**DIRECTIONS FOR THIS TASK**
Leaving out every picture, retype the lines below from the top through the one that contains "import numpy as np".

— Begin —

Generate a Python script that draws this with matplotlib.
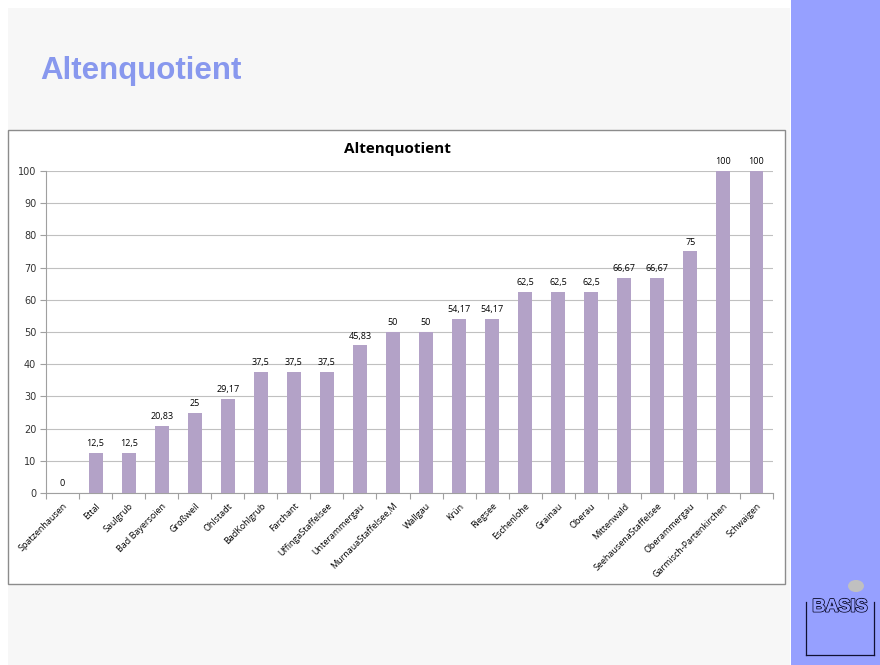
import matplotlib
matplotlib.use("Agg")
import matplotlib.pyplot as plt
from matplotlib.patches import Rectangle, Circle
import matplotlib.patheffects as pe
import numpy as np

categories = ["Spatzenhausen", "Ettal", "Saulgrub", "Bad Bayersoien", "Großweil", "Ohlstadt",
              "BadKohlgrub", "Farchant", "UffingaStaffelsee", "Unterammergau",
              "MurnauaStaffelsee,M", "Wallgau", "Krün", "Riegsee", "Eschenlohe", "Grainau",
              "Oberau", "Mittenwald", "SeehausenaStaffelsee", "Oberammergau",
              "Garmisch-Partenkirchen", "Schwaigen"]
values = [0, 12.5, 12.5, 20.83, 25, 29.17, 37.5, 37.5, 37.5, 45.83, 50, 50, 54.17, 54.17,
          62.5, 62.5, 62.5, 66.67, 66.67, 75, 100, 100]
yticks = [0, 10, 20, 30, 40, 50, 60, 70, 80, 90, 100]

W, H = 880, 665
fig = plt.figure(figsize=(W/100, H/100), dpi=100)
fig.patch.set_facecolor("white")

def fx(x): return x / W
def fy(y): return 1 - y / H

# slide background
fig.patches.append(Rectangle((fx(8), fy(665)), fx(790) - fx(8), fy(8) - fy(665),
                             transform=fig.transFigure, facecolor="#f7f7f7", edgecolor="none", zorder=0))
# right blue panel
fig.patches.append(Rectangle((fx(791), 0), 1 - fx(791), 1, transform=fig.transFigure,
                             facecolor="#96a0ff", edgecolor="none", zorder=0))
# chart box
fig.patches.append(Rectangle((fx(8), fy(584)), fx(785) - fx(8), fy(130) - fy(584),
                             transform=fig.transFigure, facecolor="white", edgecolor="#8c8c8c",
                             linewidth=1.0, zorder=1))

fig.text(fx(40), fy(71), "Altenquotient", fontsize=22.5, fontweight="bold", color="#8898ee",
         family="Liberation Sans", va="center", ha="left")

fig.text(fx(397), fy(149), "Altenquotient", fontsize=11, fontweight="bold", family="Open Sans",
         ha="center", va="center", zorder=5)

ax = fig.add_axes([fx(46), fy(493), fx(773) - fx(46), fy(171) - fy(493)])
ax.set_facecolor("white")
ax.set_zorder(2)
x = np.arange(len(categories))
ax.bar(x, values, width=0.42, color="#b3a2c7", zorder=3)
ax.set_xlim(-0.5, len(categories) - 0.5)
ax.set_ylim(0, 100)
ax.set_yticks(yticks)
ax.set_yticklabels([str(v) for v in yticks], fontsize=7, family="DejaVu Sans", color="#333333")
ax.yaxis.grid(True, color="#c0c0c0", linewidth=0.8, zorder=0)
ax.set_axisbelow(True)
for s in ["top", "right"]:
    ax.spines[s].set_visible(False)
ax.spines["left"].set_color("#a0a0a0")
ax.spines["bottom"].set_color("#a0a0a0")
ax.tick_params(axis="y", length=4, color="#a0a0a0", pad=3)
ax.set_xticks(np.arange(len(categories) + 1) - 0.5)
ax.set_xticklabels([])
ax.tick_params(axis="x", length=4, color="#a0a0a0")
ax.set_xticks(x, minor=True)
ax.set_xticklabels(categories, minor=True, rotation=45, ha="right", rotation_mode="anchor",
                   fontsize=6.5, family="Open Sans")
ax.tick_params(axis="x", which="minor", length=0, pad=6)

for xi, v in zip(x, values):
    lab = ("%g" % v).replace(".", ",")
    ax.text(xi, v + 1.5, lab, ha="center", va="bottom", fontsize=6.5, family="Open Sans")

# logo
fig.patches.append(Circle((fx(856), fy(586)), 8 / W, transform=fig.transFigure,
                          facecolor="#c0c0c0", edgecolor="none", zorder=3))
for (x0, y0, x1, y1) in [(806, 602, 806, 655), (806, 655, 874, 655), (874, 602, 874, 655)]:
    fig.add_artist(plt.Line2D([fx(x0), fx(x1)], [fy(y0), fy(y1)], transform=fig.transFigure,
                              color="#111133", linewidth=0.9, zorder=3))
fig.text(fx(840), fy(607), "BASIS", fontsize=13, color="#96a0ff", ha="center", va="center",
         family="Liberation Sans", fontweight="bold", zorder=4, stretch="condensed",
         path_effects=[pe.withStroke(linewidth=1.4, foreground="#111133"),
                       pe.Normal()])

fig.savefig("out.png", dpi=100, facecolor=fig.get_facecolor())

— End —

**REPLY TO THE EXERCISE**
Generate a Python script that draws this with matplotlib.
import matplotlib
matplotlib.use("Agg")
import matplotlib.pyplot as plt
from matplotlib.patches import Rectangle, Circle
import matplotlib.patheffects as pe
import numpy as np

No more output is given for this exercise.